I identified and kept for the analysis only the common venues between the two cities. As it was expected, some remote suburbs of Berlin and Cologne did not turn up many venues. I show below the distribution of the number of venues per suburb for each city. In the end, I decided to remove suburbs in the bottom 25%. I was sure my friends would not be interested in those anyway.

Finally, I pooled the venue frequencies across all suburbs of one city with those of the other city to get a final estimate of freature frequency in my dataset and I removed for further analysis features in the bottom 25% range of frequencies.

At this point I was ready for the main analysis. I standardized the features across suburbs in order to avoid the most populous, like Supermarkets dominating the analysis. Then, for each suburb of Cologne present in the analysis I computed its normalized Euclidean distance in feature space to all the Berlin suburbs present in the analysis. This resulted in a dissimilarity metric that was invariant to the number of features entering the analysis. Its range could vary. Values very close to zero indicated strongly similar suburbs. Values in the range of [0.1, 0.2] indicated somewhat similar suburbs and the rest indicated dissimilar suburbs.

For each suburb of Cologne I picked the two most similar suburbs of Berlin, i.e. those that had the smallest dissimilarity metric. I also identified the top features where the suburbs were most similar and most dissimilar and included them in the final table map. In the table below, I show the final map of Cologne to Berlin suburbs that this analysis produced.
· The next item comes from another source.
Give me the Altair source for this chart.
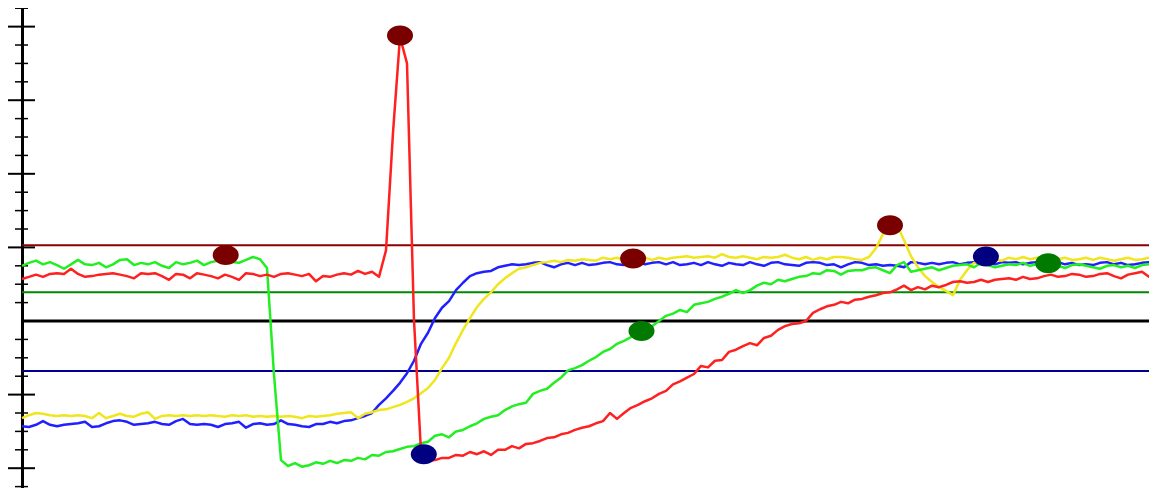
import altair as alt
import pandas as pd

# ---- series values (sample index on x, one value per sample) ----
red = [5.7,6.0,6.3,6.0,6.4,6.5,6.4,7.1,6.4,6.0,
       6.1,6.3,6.4,6.5,6.3,6.1,5.8,6.5,6.4,6.5,
       6.1,5.6,6.4,6.3,5.8,6.5,6.3,6.1,5.8,6.3,
       6.0,5.6,6.5,6.4,6.1,6.3,6.0,6.4,6.5,6.3,
       6.1,6.4,5.4,6.1,6.0,6.3,6.5,6.3,6.8,6.4,
       6.7,6.0,9.6,25.6,38.6,35.0,0.1,-17.8,-19.0,-18.9,
       -18.6,-18.6,-18.2,-18.3,-17.8,-18.1,-17.7,-18.2,-17.5,-17.5,
       -17.0,-17.3,-16.7,-16.6,-16.3,-15.9,-15.8,-15.4,-15.2,-14.8,
       -14.5,-14.3,-13.9,-13.6,-12.5,-13.3,-12.5,-11.8,-11.4,-10.9,
       -10.5,-9.9,-9.5,-8.6,-8.2,-7.7,-7.2,-6.1,-6.3,-5.4,
       -5.3,-4.2,-3.9,-3.4,-3.0,-3.3,-2.3,-2.0,-1.2,-0.7,
       -0.4,-0.3,0.0,1.1,1.6,2.0,2.2,2.6,2.4,2.9,
       3.0,3.3,3.5,3.8,3.9,4.3,4.8,4.2,4.6,4.3,
       4.8,4.6,4.9,5.3,5.4,5.2,5.3,5.6,5.3,5.6,
       5.7,5.8,5.6,6.0,5.7,5.8,6.1,6.3,6.0,6.1,
       6.4,6.3,6.0,6.1,6.4,6.5,6.1,5.8,6.3,6.5,
       6.7,6.0,6.3]

green = [7.5,7.9,8.2,7.7,8.0,7.6,7.1,7.7,8.3,7.7,
         7.6,7.9,7.3,7.7,8.3,8.4,7.6,7.9,7.7,8.0,
         7.5,7.2,8.0,7.7,7.9,8.2,7.6,8.0,8.2,8.3,
         8.0,7.9,8.3,8.7,8.4,7.2,-7.3,-18.9,-19.7,-19.3,
         -19.8,-19.6,-19.2,-19.4,-19.0,-19.3,-18.9,-19.0,-18.6,-18.8,
         -18.2,-18.3,-17.8,-17.7,-17.4,-17.1,-17.0,-16.6,-16.4,-15.6,
         -15.4,-15.8,-15.0,-14.8,-14.3,-13.9,-13.3,-13.0,-12.8,-12.1,
         -11.6,-11.3,-11.1,-9.9,-9.5,-9.2,-8.4,-7.7,-6.7,-6.4,
         -6.0,-5.4,-4.9,-4.2,-3.8,-3.1,-2.7,-2.2,-1.6,-1.2,
         -0.7,0.0,0.7,1.0,1.5,1.2,2.2,2.4,2.6,3.0,
         3.3,3.7,4.2,3.8,4.2,4.8,5.2,5.0,5.6,5.4,
         5.7,6.0,6.1,6.5,6.4,6.9,6.8,6.3,6.8,6.9,
         6.9,7.2,7.3,6.9,6.5,7.6,8.0,6.7,6.9,7.1,
         7.3,6.9,7.2,7.5,7.6,7.7,7.3,7.9,7.6,7.3,
         7.5,7.7,7.6,7.9,7.5,7.7,7.3,7.6,7.5,7.2,
         7.6,7.7,7.5,7.3,7.1,7.5,7.6,7.3,7.5,7.2,
         7.6,7.7,7.6]

blue = [-14.3,-14.4,-14.1,-13.6,-14.1,-14.3,-14.1,-14.0,-13.9,-13.7,
        -14.4,-14.3,-13.9,-13.6,-13.5,-13.7,-14.1,-14.0,-13.9,-13.7,
        -14.0,-14.1,-13.6,-13.3,-14.0,-14.1,-14.0,-14.1,-14.4,-14.0,
        -13.9,-13.7,-14.5,-14.0,-13.9,-14.1,-14.0,-13.5,-14.0,-14.1,
        -14.3,-14.4,-14.0,-14.0,-13.7,-13.9,-13.6,-13.5,-13.2,-12.9,
        -12.5,-11.4,-10.5,-9.5,-8.4,-7.1,-5.4,-3.1,-1.6,0.4,
        1.8,2.7,4.2,5.2,6.1,6.5,6.7,6.8,7.3,7.5,
        7.7,7.6,7.7,7.9,8.0,7.6,7.3,7.7,7.9,7.6,
        7.9,7.6,7.7,7.9,8.0,7.7,7.6,7.9,8.0,7.7,
        7.9,8.0,7.7,8.0,7.6,7.7,7.9,7.6,8.0,7.7,
        7.5,7.9,7.7,7.6,8.0,7.7,7.5,7.9,8.0,7.7,
        7.6,7.5,7.9,8.0,7.9,7.6,7.7,7.3,7.7,8.0,
        7.9,7.6,7.7,7.5,7.6,7.5,7.3,8.0,7.9,7.7,
        7.9,7.7,7.9,8.0,7.7,7.9,8.0,7.9,8.0,7.7,
        8.0,7.9,8.0,7.7,7.9,8.0,7.7,7.9,8.0,7.7,
        7.9,7.6,7.7,7.6,7.9,8.0,7.7,7.9,7.6,7.7,
        7.9,8.0,7.9]

yellow = [-13.2,-12.8,-12.5,-12.6,-12.8,-12.9,-12.8,-12.9,-12.8,-12.9,
          -13.2,-12.5,-13.2,-12.9,-12.6,-12.9,-13.0,-12.6,-12.4,-13.3,
          -12.9,-12.8,-12.9,-12.8,-12.9,-12.8,-12.9,-12.8,-12.9,-13.0,
          -12.8,-12.9,-12.8,-13.0,-12.9,-13.0,-12.9,-13.0,-12.9,-13.0,
          -13.2,-12.9,-13.0,-12.9,-12.8,-12.6,-12.5,-12.4,-13.2,-12.6,
          -12.4,-12.1,-12.0,-11.7,-11.4,-11.0,-10.5,-9.8,-9.1,-8.0,
          -6.4,-5.0,-3.0,-1.2,0.4,1.9,3.0,3.9,5.0,5.8,
          6.5,7.1,7.3,7.6,7.9,8.0,8.2,8.0,8.3,8.2,
          8.4,8.3,8.2,8.6,8.4,8.6,8.3,8.6,8.4,8.6,
          8.3,8.6,8.4,8.6,8.7,8.8,8.6,8.7,8.8,8.6,
          9.1,8.7,8.6,8.8,8.6,8.4,8.7,8.6,8.7,9.0,
          8.6,8.4,8.7,8.3,8.6,8.4,8.7,8.7,8.6,8.4,
          8.3,8.7,9.9,11.8,13.3,13.0,11.0,8.8,7.3,6.1,
          5.3,4.6,4.1,3.5,5.6,6.9,7.9,8.2,8.3,8.4,
          8.2,8.6,8.4,8.7,8.4,8.6,8.8,8.6,8.4,8.6,
          8.3,8.4,8.6,8.3,8.6,8.4,8.2,8.4,8.6,8.3,
          8.4,8.6,8.4]

# ---- marker dots ----
max_t = [29.1, 54.0, 87.3, 124.0]
max_v = [8.97, 38.8, 8.49, 13.0]
min_t = [57.4, 137.7]
min_v = [-18.1, 8.76]
mid_t = [88.5, 146.6]
mid_v = [-1.36, 7.84]

# ---- reference levels ----
upper_level = [10.3]
middle_level = [3.9]
lower_level = [-6.8]
zero_level = [0]

# ---- axis ticks ----
major_ticks = [-20, -10, 10, 20, 30, 40]
minor_ticks = [-22.5, -17.5, -15, -12.5, -7.5, -5, -2.5, 2.5, 5, 7.5,
               12.5, 15, 17.5, 22.5, 25, 27.5, 32.5, 35, 37.5, 42.5]

W, H = 1127, 480
xscale = alt.Scale(domain=[0, 161], nice=False, zero=False)
yscale = alt.Scale(domain=[-22.69, 42.53], nice=False, zero=False)
yaxis = alt.Axis(labels=False, ticks=False, grid=False, title=None,
                 domainColor="black", domainWidth=3)


def X(field):
    return alt.X(field, type="quantitative", scale=xscale, axis=None)


def Y(field):
    return alt.Y(field, type="quantitative", scale=yscale, axis=yaxis)


def series_layer(vals, color):
    df = pd.DataFrame({"t": list(range(len(vals))), "v": vals})
    return alt.Chart(df).mark_line(color=color, strokeWidth=2.5,
                                   strokeJoin="round").encode(x=X("t"), y=Y("v"))


def level_layer(vals, color, width):
    df = pd.DataFrame({"lv": vals})
    return alt.Chart(df).mark_rule(color=color, strokeWidth=width).encode(y=Y("lv"))


def tick_layer(vals, x0, x1, width):
    df = pd.DataFrame({"tk": vals})
    return alt.Chart(df).mark_rule(color="black", strokeWidth=width).encode(
        y=Y("tk"), x=alt.value(x0), x2=alt.value(x1))


ellipse = ("M -1.3 0 C -1.3 -0.5523 -0.718 -1 0 -1 C 0.718 -1 1.3 -0.5523 1.3 0 "
           "C 1.3 0.5523 0.718 1 0 1 C -0.718 1 -1.3 0.5523 -1.3 0 Z")


def dot_layer(ts, vs, color):
    df = pd.DataFrame({"dt": ts, "dv": vs})
    return alt.Chart(df).mark_point(shape=ellipse, size=400, filled=True,
                                    opacity=1, color=color, strokeWidth=0).encode(
        x=X("dt"), y=Y("dv"))


chart = alt.layer(
    level_layer(upper_level, "#8b0000", 2),
    level_layer(middle_level, "#008800", 2),
    level_layer(lower_level, "#00008b", 2),
    level_layer(zero_level, "black", 3),
    tick_layer(major_ticks, -14, 13, 2),
    tick_layer(minor_ticks, -7, 6, 1.5),
    series_layer(blue, "#2020ff"),
    series_layer(yellow, "#f0e61e"),
    series_layer(green, "#22ee22"),
    series_layer(red, "#ff2020"),
    dot_layer(max_t, max_v, "#7a0000"),
    dot_layer(min_t, min_v, "#000080"),
    dot_layer(mid_t, mid_v, "#007a00"),
).properties(
    width=W, height=H,
    autosize=alt.AutoSizeParams(type="none"),
    padding={"left": 14, "top": 0, "right": 0, "bottom": 0},
    background="white",
).configure_view(stroke=None)

chart.save("out.html", embed_options={"renderer": "svg", "actions": False})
On the one hand, there were Cologne suburbs very close in character to the Berlin ones. On the other hand, there were also suburbs which seemed to be unique in their Cologne character and their closest counterpart in Berlin was quite dissimilar. This can also be seen by the distribution of the dissimilarity metric shown below.

Discussion

I found the Cologne to Berlin suburb map very interesting. It turned out, the Cologne city center suburbs were very distant from all choices in Berlin and vice versa, no Berlin city center suburb was found similar with any of the Cologne suburbs. Citi centers seem to have a unique non-transferable character. Althought it should be said that a character of a suburb cannot be captured only by looking at food venues, shops and services. Nevertheless, this simple first approach to the problem gave my friends some broad-stroke ideas about the Berlin suburbs in order to get them going and help them narrowing down their choices.

On the Data Science side of things, I can see many areas where this analysis could be expanded and improved. Firstly, I will move away from the Foursquare API limitations and switch completely to the Open Street Maps API where it is possible to query multipolygon areas for anything with no limitations. That way the whole suburb area can be queried for features instead of a fixed radius around a node. Also, there is a wealth of information that one can add to the suburb character features that is not even available at Foursquare, like number of trees, area of the suburb covered by greenery, public transporation density, etc. Although such an analysis will take me beyond the scope of this project, I still consider it an interesting project to work on in the future.

The question asked by my friends was a very specific one. I was tempted to use machine-learning methods like K-means clustering in order to identify groups of suburbs across the cities. However, such an analysis would not have answered the question that my friends asked. If anything, it would have left them more confused having to choose by themselves among the suburbs that co-clustered with a Cologne suburb. I chose a way of analysis that was tailored to the exact question asked: Can you make a map of the Cologne to Berlin suburbs for us?

Conclusions

A map of the Cologne to Berlin suburbs was made by looking at very basic information like food venues, shops and various services. Suburbs of Cologne were mapped to the two closest suburbs in Berlin, listing also the distance in Euclidean feature space as well as information about the top similar and top dissimilar features involved. The results were quite satisfactory. This analysis can serve as a blueprint for future work that can expand it and improve on the type of features used in order to capture more accurately the character of suburbs.